We are told that children are far too immature to use a firearm in the hunting field, at the firing range, or even to have one in the home. However, those same minors can determine what gender they want to be, or whether they should go through life-altering surgeries and hormone therapies that will often leave them scarred and sterile should they later realize they have made a terrible mistake. Children who have no capacity even to sign a contract for a cellphone of their own, are encouraged to embrace all that the internet has to offer, by inattentive parents more focused on their own irresponsible pursuits than actually parenting their children. We are not to spank a child, ever. Instead, we should try to reason with him to “make better choices,” even though reasoning with irrational people (which small children are) is a fruitless effort, and one need only spend a modicum of time in public places to hear how children speak to their parents (and others) to see how poorly this hands-off parenting is working.

Now, we are told your children are not even yours. They belong to all of us, as a society.
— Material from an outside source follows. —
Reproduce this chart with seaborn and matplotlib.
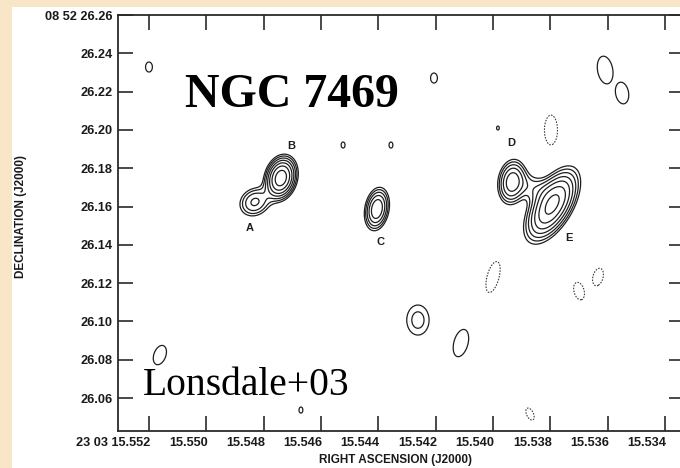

We, the People, are not only coming together to form a more perfect union but now a more perfect family setting, based upon the whim and wish of a leftist perspective that has only failed at every turn, making things worse for the family unit in every conceivable fashion. It is, in a word, “Lunacy.”

Many people do not really understand “conservatism ” as a societal and political philosophy. Sadly, even many who espouse themselves as conservatives do not fully comprehend the premise. Conservatism is the idea that, over the last 10,000 years or so of recorded human history, many concepts of societal formatting have been tried. Some have been wildly successful, while many others have failed miserably. If we look at the totality of human existence as our laboratory of ideas, with each being a separate experiment of the human condition, we can sift through it all, separating what works from what does not, choose the best options to be followed, and shun the failures lest we repeat them. Conservatism is not merely “traditionalism” for the sake of tradition. It is the search for the tried and true answers to life’s most basic questions. How do we keep families together? How are children most successfully reared to be productive citizens for the good of society? What are the best ways in which a child may be educated?
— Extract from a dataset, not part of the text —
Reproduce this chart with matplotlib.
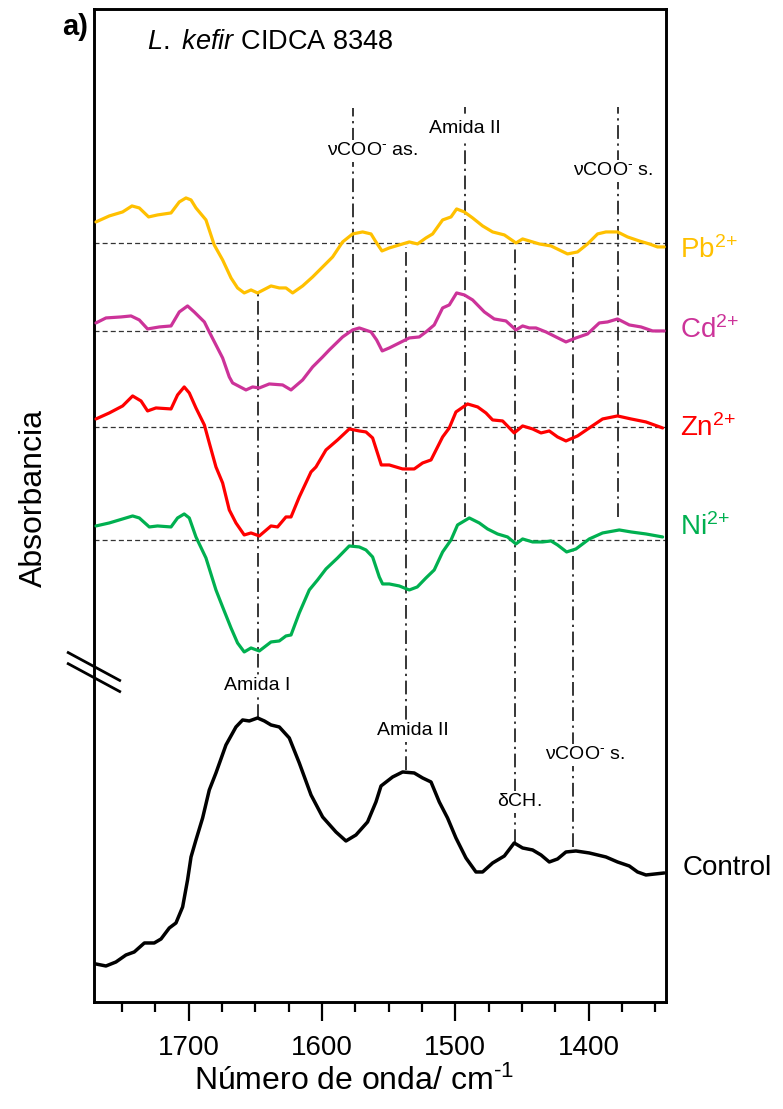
import matplotlib
matplotlib.use("Agg")
import matplotlib.pyplot as plt
from matplotlib.lines import Line2D
from matplotlib.transforms import offset_copy

plt.rcParams['font.family'] = ['Liberation Sans', 'DejaVu Sans']
plt.rcParams['mathtext.fontset'] = 'custom'
plt.rcParams['mathtext.rm'] = 'Liberation Sans'
plt.rcParams['mathtext.it'] = 'Liberation Sans:italic'
plt.rcParams['mathtext.bf'] = 'Liberation Sans:bold'
plt.rcParams['mathtext.default'] = 'regular'

# ---- FTIR spectra (wavenumber in cm-1, absorbance in a.u., stacked with offsets) ----
wn_pb = [1769.5, 1759.5, 1749.5, 1742.5, 1737, 1730, 1723.3, 1713.2, 1707, 1702, 1698.2,
         1694.5, 1687, 1680.8, 1674.5, 1668.2, 1663.3, 1658.3, 1653.2, 1648.3, 1638.2, 1632,
         1627, 1622, 1614.5, 1607, 1599.5, 1592, 1584.5, 1577, 1569.5, 1563.2, 1559.5, 1555,
         1549.5, 1542, 1534.5, 1528.3, 1522, 1517, 1509.5, 1503.2, 1499, 1493.2, 1487, 1479.5,
         1472, 1463.2, 1454.5, 1449.5, 1444.5, 1437, 1428.2, 1422, 1415.8, 1408.3, 1400.8,
         1393.3, 1387, 1378.3, 1370.8, 1362, 1354.5, 1348.3, 1343.3]
ab_pb = [0.780, 0.786, 0.790, 0.796, 0.794, 0.785, 0.787, 0.789, 0.800, 0.804, 0.802,
         0.794, 0.782, 0.757, 0.742, 0.724, 0.714, 0.709, 0.712, 0.709, 0.716, 0.714,
         0.714, 0.709, 0.716, 0.725, 0.735, 0.745, 0.760, 0.768, 0.770, 0.768, 0.760, 0.751,
         0.754, 0.757, 0.760, 0.758, 0.764, 0.768, 0.782, 0.785, 0.793, 0.790, 0.784, 0.776,
         0.770, 0.767, 0.759, 0.763, 0.761, 0.758, 0.756, 0.752, 0.748, 0.750, 0.758,
         0.768, 0.770, 0.770, 0.765, 0.761, 0.758, 0.755, 0.755]

wn_cd = [1769.5, 1762, 1750.7, 1743.2, 1737, 1730.8, 1722, 1713.2, 1707, 1700.8, 1695.8,
         1688.2, 1684.5, 1679.5, 1674.5, 1669.5, 1667, 1657, 1652, 1647, 1639.5, 1629.5,
         1623.2, 1614.5, 1607, 1599.5, 1594.5, 1584.5, 1577, 1572, 1563.2, 1559, 1554.8,
         1549.5, 1542, 1534.5, 1527, 1522, 1515.8, 1509.5, 1504.5, 1499, 1493.2, 1487,
         1478.2, 1470.8, 1462, 1454.5, 1449.5, 1444.5, 1439.5, 1432, 1424.5, 1417, 1409.5,
         1400.8, 1392, 1385.8, 1378.3, 1369.5, 1360.7, 1352, 1343.3]
ab_cd = [0.679, 0.684, 0.685, 0.686, 0.682, 0.673, 0.675, 0.676, 0.690, 0.696, 0.690,
         0.680, 0.670, 0.657, 0.644, 0.625, 0.619, 0.612, 0.615, 0.614, 0.618, 0.617,
         0.612, 0.622, 0.635, 0.645, 0.652, 0.665, 0.672, 0.674, 0.670, 0.662, 0.651,
         0.654, 0.659, 0.664, 0.665, 0.670, 0.677, 0.694, 0.697, 0.709, 0.707, 0.702,
         0.690, 0.683, 0.681, 0.672, 0.676, 0.674, 0.674, 0.670, 0.665, 0.660, 0.664,
         0.668, 0.679, 0.680, 0.683, 0.677, 0.675, 0.671, 0.671]

wn_zn = [1769.5, 1759.5, 1749.5, 1742, 1735.7, 1730.8, 1724.5, 1713.2, 1708.3, 1703.3, 1699.5,
         1694.5, 1688.2, 1684.5, 1679.5, 1674.5, 1669.5, 1664.5, 1658.3, 1653.2, 1647, 1638.2,
         1633.3, 1627, 1623.2, 1617, 1608.2, 1604.5, 1597, 1588.3, 1579.5, 1572, 1567, 1562,
         1555.5, 1549.5, 1539.5, 1530.8, 1524.5, 1518.2, 1509.5, 1504.5, 1499.5, 1490.8,
         1483.2, 1477, 1472, 1464.5, 1455.8, 1449.5, 1442, 1435.7, 1429.5, 1423.3, 1417,
         1408.3, 1399.5, 1389.5, 1378.3, 1368.2, 1357, 1344.5]
ab_zn = [0.583, 0.589, 0.596, 0.606, 0.601, 0.591, 0.594, 0.593, 0.607, 0.615, 0.609,
         0.594, 0.577, 0.559, 0.535, 0.519, 0.492, 0.479, 0.467, 0.469, 0.466, 0.476,
         0.475, 0.485, 0.485, 0.505, 0.530, 0.535, 0.552, 0.562, 0.573, 0.571, 0.570, 0.564,
         0.537, 0.537, 0.533, 0.533, 0.539, 0.542, 0.565, 0.574, 0.590, 0.598,
         0.595, 0.589, 0.582, 0.581, 0.569, 0.576, 0.573, 0.569, 0.571, 0.565, 0.561,
         0.566, 0.574, 0.583, 0.586, 0.583, 0.580, 0.574]

wn_ni = [1769.5, 1759.5, 1749.5, 1742, 1737, 1729.5, 1723.3, 1713.2, 1708.3, 1703.3, 1699.5,
         1694.5, 1687, 1679.5, 1674.5, 1668.2, 1663.3, 1658.3, 1653.2, 1647, 1638.2, 1632,
         1627, 1623.2, 1617, 1609.5, 1603.3, 1597, 1588.3, 1579.5, 1572, 1567, 1562, 1557,
         1554.5, 1549.5, 1542, 1534.5, 1528.5, 1522, 1515.8, 1509.5, 1503.2, 1498.3, 1489.5,
         1482, 1475.8, 1468.3, 1460.8, 1454.5, 1449.5, 1442, 1434.5, 1428.2, 1423.3, 1416.5,
         1409.5, 1399.5, 1389.5, 1377, 1368.2, 1357, 1344.5]
ab_ni = [0.476, 0.479, 0.483, 0.486, 0.484, 0.475, 0.476, 0.475, 0.484, 0.488, 0.484,
         0.465, 0.444, 0.412, 0.395, 0.374, 0.359, 0.350, 0.354, 0.351, 0.360, 0.361,
         0.366, 0.367, 0.389, 0.412, 0.422, 0.433, 0.444, 0.456, 0.455, 0.452, 0.445, 0.425,
         0.418, 0.418, 0.416, 0.412, 0.415, 0.424, 0.432, 0.450, 0.462, 0.477, 0.484,
         0.479, 0.473, 0.468, 0.465, 0.458, 0.463, 0.460, 0.460, 0.461, 0.457, 0.450,
         0.453, 0.463, 0.469, 0.472, 0.470, 0.468, 0.465]

wn_ctrl = [1769.5, 1762, 1754.5, 1747, 1740.8, 1733.2, 1725.8, 1720.7, 1714.5, 1709.5, 1704.5,
           1700.8, 1698.2, 1694.5, 1689.5, 1684.5, 1679.5, 1672, 1664.5, 1659.5, 1654.5, 1648.3,
           1643.2, 1638.2, 1632, 1624.5, 1617, 1608.2, 1599.5, 1589.5, 1582, 1574.5, 1565.8,
           1559.5, 1555.7, 1547, 1539.5, 1530.8, 1524.5, 1518.2, 1512, 1505.8, 1499.5, 1492,
           1484.5, 1479.5, 1472, 1463.2, 1455.8, 1449.5, 1442, 1435.7, 1429.5, 1423.3, 1417,
           1409.5, 1399.5, 1387, 1378.3, 1369.5, 1363.3, 1357, 1343.3]
ab_ctrl = [0.038, 0.036, 0.040, 0.047, 0.050, 0.059, 0.059, 0.063, 0.074, 0.079, 0.095,
           0.122, 0.145, 0.162, 0.184, 0.212, 0.229, 0.257, 0.275, 0.282, 0.281, 0.284,
           0.281, 0.277, 0.275, 0.264, 0.239, 0.207, 0.185, 0.170, 0.161, 0.167, 0.180,
           0.200, 0.216, 0.225, 0.230, 0.229, 0.224, 0.220, 0.200, 0.184, 0.164, 0.144,
           0.130, 0.130, 0.139, 0.146, 0.159, 0.154, 0.152, 0.147, 0.140, 0.143, 0.150,
           0.151, 0.149, 0.145, 0.140, 0.136, 0.130, 0.127, 0.129]

# offset baselines of the treated samples
series_names = ["Pb$^{2{+}}$", "Cd$^{2{+}}$", "Zn$^{2{+}}$", "Ni$^{2{+}}$"]
series_colors = ["#FFC000", "#CC3399", "#FF0000", "#00B050"]
baselines = [0.759, 0.671, 0.575, 0.462]
label_y = [0.752, 0.672, 0.574, 0.475]

# band assignments: wavenumber, line top, line bottom
band_wn = [1648, 1577, 1493, 1378, 1537, 1455, 1412]
band_top = [0.709, 0.894, 0.895, 0.895, 0.755, 0.757, 0.745]
band_bottom = [0.284, 0.457, 0.485, 0.485, 0.232, 0.159, 0.155]

band_text = ["Amida I", "$\\nu$COO$^{\u2010}$ as.", "Amida II", "$\\nu$COO$^{\u2010}$ s.",
             "Amida II", "$\\delta$CH.", "$\\nu$COO$^{\u2010}$ s."]
band_text_x = [1648.5, 1562, 1493, 1381.5, 1531.5, 1452, 1403]
band_text_y = [0.316, 0.851, 0.873, 0.831, 0.271, 0.200, 0.247]

fig = plt.figure(figsize=(7.83, 11.09), dpi=100)
ax = fig.add_axes([0.1200, 0.0965, 0.7305, 0.8950])

ax.set_xlim(1771, 1342)
ax.set_ylim(0, 0.9925)

# band marker lines
for w, t, b in zip(band_wn, band_top, band_bottom):
    ax.plot([w, w], [b, t], color="black", lw=1.1,
            linestyle=(0, (9, 3, 1.5, 3)), zorder=1)

# dashed baselines
for yb in baselines:
    ax.axhline(yb, color="#333333", lw=0.9, linestyle=(0, (4, 2.5)), zorder=1)

spectra = [(wn_pb, ab_pb), (wn_cd, ab_cd), (wn_zn, ab_zn), (wn_ni, ab_ni)]
for (w, a), c in zip(spectra, series_colors):
    ax.plot(w, a, color=c, lw=2.3, solid_joinstyle="round", solid_capstyle="round",
            zorder=3)
ax.plot(wn_ctrl, ab_ctrl, color="black", lw=2.5, solid_joinstyle="round",
        solid_capstyle="round", zorder=3)

# band labels
for txt, x, y in zip(band_text, band_text_x, band_text_y):
    ax.text(x, y, txt, ha="center", va="center", fontsize=14, zorder=4,
            bbox=dict(facecolor="white", edgecolor="none", pad=1.5))

# sample labels on the right
ytrans = ax.get_yaxis_transform()
for name, c, y in zip(series_names, series_colors, label_y):
    ax.text(1.0245, y, name, color=c, fontsize=20, ha="left", va="center",
            transform=ytrans, clip_on=False)
ax.text(1.030, 0.134, "Control", color="black", fontsize=20, ha="left", va="center",
        transform=ytrans, clip_on=False)

ax.text(0.092, 0.9676, "$\\it{L.}$ $\\it{kefir}$ CIDCA 8348", transform=ax.transAxes,
        fontsize=19.5, ha="left", va="center")
fig.text(0.079, 0.9757, "a)", fontsize=21, fontweight="bold", ha="left", va="center")

# axes styling
for s in ax.spines.values():
    s.set_linewidth(2.1)
ax.set_yticks([])
ax.set_xticks([1700, 1600, 1500, 1400])
ax.set_xticks([1750, 1725, 1675, 1650, 1625, 1575, 1550, 1525, 1475, 1450, 1425, 1375, 1350],
              minor=True)
ax.tick_params(axis="x", which="major", length=14, width=1.6, direction="out",
               labelsize=20, pad=10)
ax.tick_params(axis="x", which="minor", length=7.5, width=1.6, direction="out")

ax.set_xlabel("Número de onda/ cm$^{\u2010 1}$", fontsize=23)
ax.xaxis.set_label_coords(0.455, -0.064)
ax.set_ylabel("Absorbancia", fontsize=23)
ax.yaxis.set_label_coords(-0.078, 0.508)

# axis break marks on the left spine
for dy in (0.0, -8.0):
    tr = offset_copy(ax.transAxes, fig=fig, x=0, y=dy, units="points")
    brk = Line2D([-0.045, 0.045], [0.352, 0.324], transform=tr, color="black",
                 lw=2.0, clip_on=False)
    ax.add_line(brk)

fig.savefig("out.png", dpi=100)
All such questions can only be answered with certainty, not by the ridiculous fads of societal engineering of the modern Left, but by the time-proven practices of those who have gone on before us with obvious success. All we are doing by turning our backs on what we know to be true is not making things better, but making things different. In the ten millennia of recorded human experience, “different” has been consistently horrible for the fabric of society – but, hey … maybe this time will be different?

No, no it won’t.

This is all an attack on our families, their structure, their importance to individual happiness and success, and on their most precious members’ futures. They are your children; not society’s. It is time for you to protect them from society when society has lost its collective mind!